Ontario teacher dispute led to Liberal byelection loss: minister
McGuinty vows push to freeze pay for all public workers as Wynne looks to 'change the dialogue'
CBC News
Posted: Sep 12, 2012 11:02 AM ET
Last Updated: Sep 12, 2012 5:53 PM ET
Ontario teachers are being asked not to do any volunteer work for the day. (CBC)
The governing Liberals' strong-arm tactics around a new contract with Ontario teachers likely led in part to their third-place finish in a recent byelection in Kitchener-Waterloo, conceded a prominent minister.
That admission was made on CBC's Metro Morning Wednesday by Kathleen Wynne, minister of municipal affairs and housing as well as aboriginal affairs, who some Queen's Park insiders have mentioned as a possible candidate to take over the leadership of the Liberal party if and when Premier Dalton McGuinty decides to leave politics.
Kathleen Wynne was education minister from 2006 - 2010.When CBC's Matt Galloway suggested that her party "took a real hammering in the [Sept. 6] byelection in Kitchener-Waterloo" in part due of its decision to table legislation to impose a new contract on the province's teachers, Wynne said: "I don't think that analysis is incorrect."
"There was the end of the process whereby we were realizing that we wouldn't get a resolution through the collective bargaining process with all of our education partners," said Wynne, a former education minister who forged a strong bond with the province's teachers and oversaw the implementation of the province's full-day kindergarten program.
"We had the byelection coming up, and there were tactics used — and believe me, there will be internal discussions about that — and that's again part of the calculus of what we do going forward."
Her comments come as unions representing about 191,000 teachers and other education workers say the legislation passed Tuesday with the support of the Conservatives strips workers of their constitutional rights in the name of fiscal restraint.
Teachers protest
The Ontario Secondary School Teachers' Federation, meanwhile, has called on its 60,000 members not to volunteer today for any extracurricular activities to protest the Liberals' legislation.
"My hope is teachers don't rob themselves of the experience of extracurriculars with kids.

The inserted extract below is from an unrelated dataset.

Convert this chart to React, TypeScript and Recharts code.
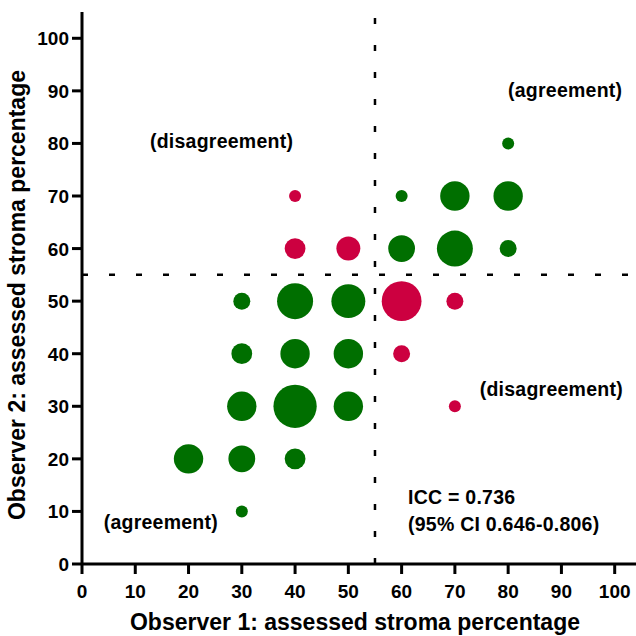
import React from "react";
import {
  ScatterChart,
  Scatter,
  XAxis,
  YAxis,
  ZAxis,
  ReferenceLine,
  ReferenceDot,
  Label,
} from "recharts";

// Observer 1 / Observer 2 assessed stroma percentages; n = number of cases
const agreeX = [30, 20, 30, 40, 30, 40, 50, 30, 40, 50, 30, 40, 50, 60, 70, 80, 60, 70, 80, 80];
const agreeY = [10, 20, 20, 20, 30, 30, 30, 40, 40, 40, 50, 50, 50, 60, 60, 60, 70, 70, 70, 80];
const agreeN = [1, 6, 5, 3, 6, 13, 6, 3, 6, 6, 2, 9, 8, 5, 9, 2, 1, 6, 6, 1];

const disagreeX = [40, 40, 50, 60, 70, 60, 70];
const disagreeY = [70, 60, 60, 50, 50, 40, 30];
const disagreeN = [1, 3, 4, 11, 2, 2, 1];

const xTicks = [0, 10, 20, 30, 40, 50, 60, 70, 80, 90, 100];
const yTicks = [0, 10, 20, 30, 40, 50, 60, 70, 80, 90, 100];

const cutoff = 55;

const annotations = [
  { x: 26.2, y: 79.1, text: "(disagreement)", anchor: "middle" },
  { x: 90.7, y: 88.8, text: "(agreement)", anchor: "middle" },
  { x: 88.1, y: 32.0, text: "(disagreement)", anchor: "middle" },
  { x: 14.8, y: 6.6, text: "(agreement)", anchor: "middle" },
  { x: 61.2, y: 11.35, text: "ICC = 0.736", anchor: "start" },
  { x: 61.2, y: 6.28, text: "(95% CI 0.646-0.806)", anchor: "start" },
];

const agreeData = agreeX.map((x, i) => ({ x, y: agreeY[i], n: agreeN[i] }));
const disagreeData = disagreeX.map((x, i) => ({ x, y: disagreeY[i], n: disagreeN[i] }));

const FONT = "'Liberation Sans', Arial, Helvetica, sans-serif";
const GREEN = "#006f00";
const RED = "#cc0040";

const XTick = (props: any) => {
  const { x, y, payload } = props;
  return (
    <text x={x} y={y + 22} textAnchor="middle" fontFamily={FONT} fontWeight="bold" fontSize={19} fill="#000">
      {payload.value}
    </text>
  );
};

const YTick = (props: any) => {
  const { x, y, payload } = props;
  return (
    <text x={x - 1} y={y + 7} textAnchor="end" fontFamily={FONT} fontWeight="bold" fontSize={19} fill="#000">
      {payload.value}
    </text>
  );
};

const makeAnn = (text: string, anchor: string) => (props: any) => {
  const vb = props.viewBox || {};
  const cx = (vb.x ?? 0) + (vb.width ?? 0) / 2;
  const cy = (vb.y ?? 0) + (vb.height ?? 0) / 2;
  return (
    <text
      x={cx}
      y={cy}
      textAnchor={anchor as any}
      fontFamily={FONT}
      fontWeight="bold"
      fontSize={19.5}
      letterSpacing={0.25}
      fill="#000"
    >
      {text}
    </text>
  );
};

export default function App() {
  return (
    <div style={{ position: "absolute", left: 0, top: 0, width: 636, height: 636, background: "#fff" }}>
      <ScatterChart width={636} height={636} margin={{ top: 12, right: 0, bottom: 0, left: 0 }}>
        <XAxis
          type="number"
          dataKey="x"
          domain={[0, 104]}
          ticks={xTicks}
          interval={0}
          height={72}
          axisLine={{ stroke: "#000", strokeWidth: 3 }}
          tickLine={{ stroke: "#000", strokeWidth: 3 }}
          tickSize={10}
          tick={<XTick />}
          allowDataOverflow
        >
          <Label
            content={(p: any) => {
              const vb = p.viewBox || {};
              return (
                <text
                  x={vb.x + vb.width / 2 - 4}
                  y={630}
                  textAnchor="middle"
                  fontFamily={FONT}
                  fontWeight="bold"
                  fontSize={23}
                  fill="#000"
                >
                  Observer 1: assessed stroma percentage
                </text>
              );
            }}
          />
        </XAxis>
        <YAxis
          type="number"
          dataKey="y"
          domain={[0, 105]}
          ticks={yTicks}
          interval={0}
          width={82}
          axisLine={{ stroke: "#000", strokeWidth: 3 }}
          tickLine={{ stroke: "#000", strokeWidth: 3 }}
          tickSize={10}
          tick={<YTick />}
          allowDataOverflow
        >
          <Label
            content={(p: any) => {
              const vb = p.viewBox || {};
              const cy = vb.y + vb.height / 2 + 7;
              return (
                <text
                  x={25}
                  y={cy}
                  transform={`rotate(-90, 25, ${cy})`}
                  textAnchor="middle"
                  fontFamily={FONT}
                  fontWeight="bold"
                  fontSize={23}
                  fill="#000"
                >
                  Observer 2: assessed stroma percentage
                </text>
              );
            }}
          />
        </YAxis>
        <ZAxis type="number" dataKey="n" domain={[0, 13]} range={[0, 13 * 113.1]} />
        <ReferenceLine x={cutoff} stroke="#000" strokeWidth={2.5} strokeDasharray="6 21" />
        <ReferenceLine y={cutoff} stroke="#000" strokeWidth={2.5} strokeDasharray="6 21" />
        <Scatter data={agreeData} fill={GREEN} isAnimationActive={false} />
        <Scatter data={disagreeData} fill={RED} isAnimationActive={false} />
        {annotations.map((a, i) => (
          <ReferenceDot
            key={i}
            x={a.x}
            y={a.y}
            r={0}
            fill="none"
            stroke="none"
            label={makeAnn(a.text, a.anchor)}
          />
        ))}
      </ScatterChart>
    </div>
  );
}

Their fight is with us, and I understand that," Wynne said.
But she noted she "wasn't at the table" when the Liberals were formulating their strategy around the teacher contracts, and said there is now an opportunity to "change the dialogue I think on organized labour and their relationship with government."
"That positional, confrontational dialogue, it's an old script, and we need to move on from it," she said.
Public sector 'wage freeze' initiative coming
However, the premier's comments later that morning seemed to belie Wynne's stance.
"The ministry of finance will be bringing forward an initiative that speaks to the need for all of our public-sector partners to be part of the solution to freeze all of our wages for a couple of years," said McGuinty at an event in Toronto.
The Liberals have said that if public-sector workers are unwilling to accept a voluntary wage freeze, they would introduce legislation to force salary restraint.
When asked by a reporter how soon legislation would be coming and how far-reaching it would be, McGuinty replied: "I'll leave it to the minister to speak to the details of that, but my sense is we'll be talking about something that's more holistic in nature, that's across the board."
McGuinty also said he admits teachers and the government have hit what he calls "a bit of a rough patch," but said he can't accept any decision by teachers to stop supervising clubs and teams after class.
McGuinty said he's convinced teachers, "in their heart of hearts," understand that after class clubs are really important to students and their families.
The bill passed on Tuesday imposes new contracts on thousands of teachers that rein in wages and cut benefits, such as sick days, for two years.
It also gives the government the power, for at least two years, to stop strikes and lockouts.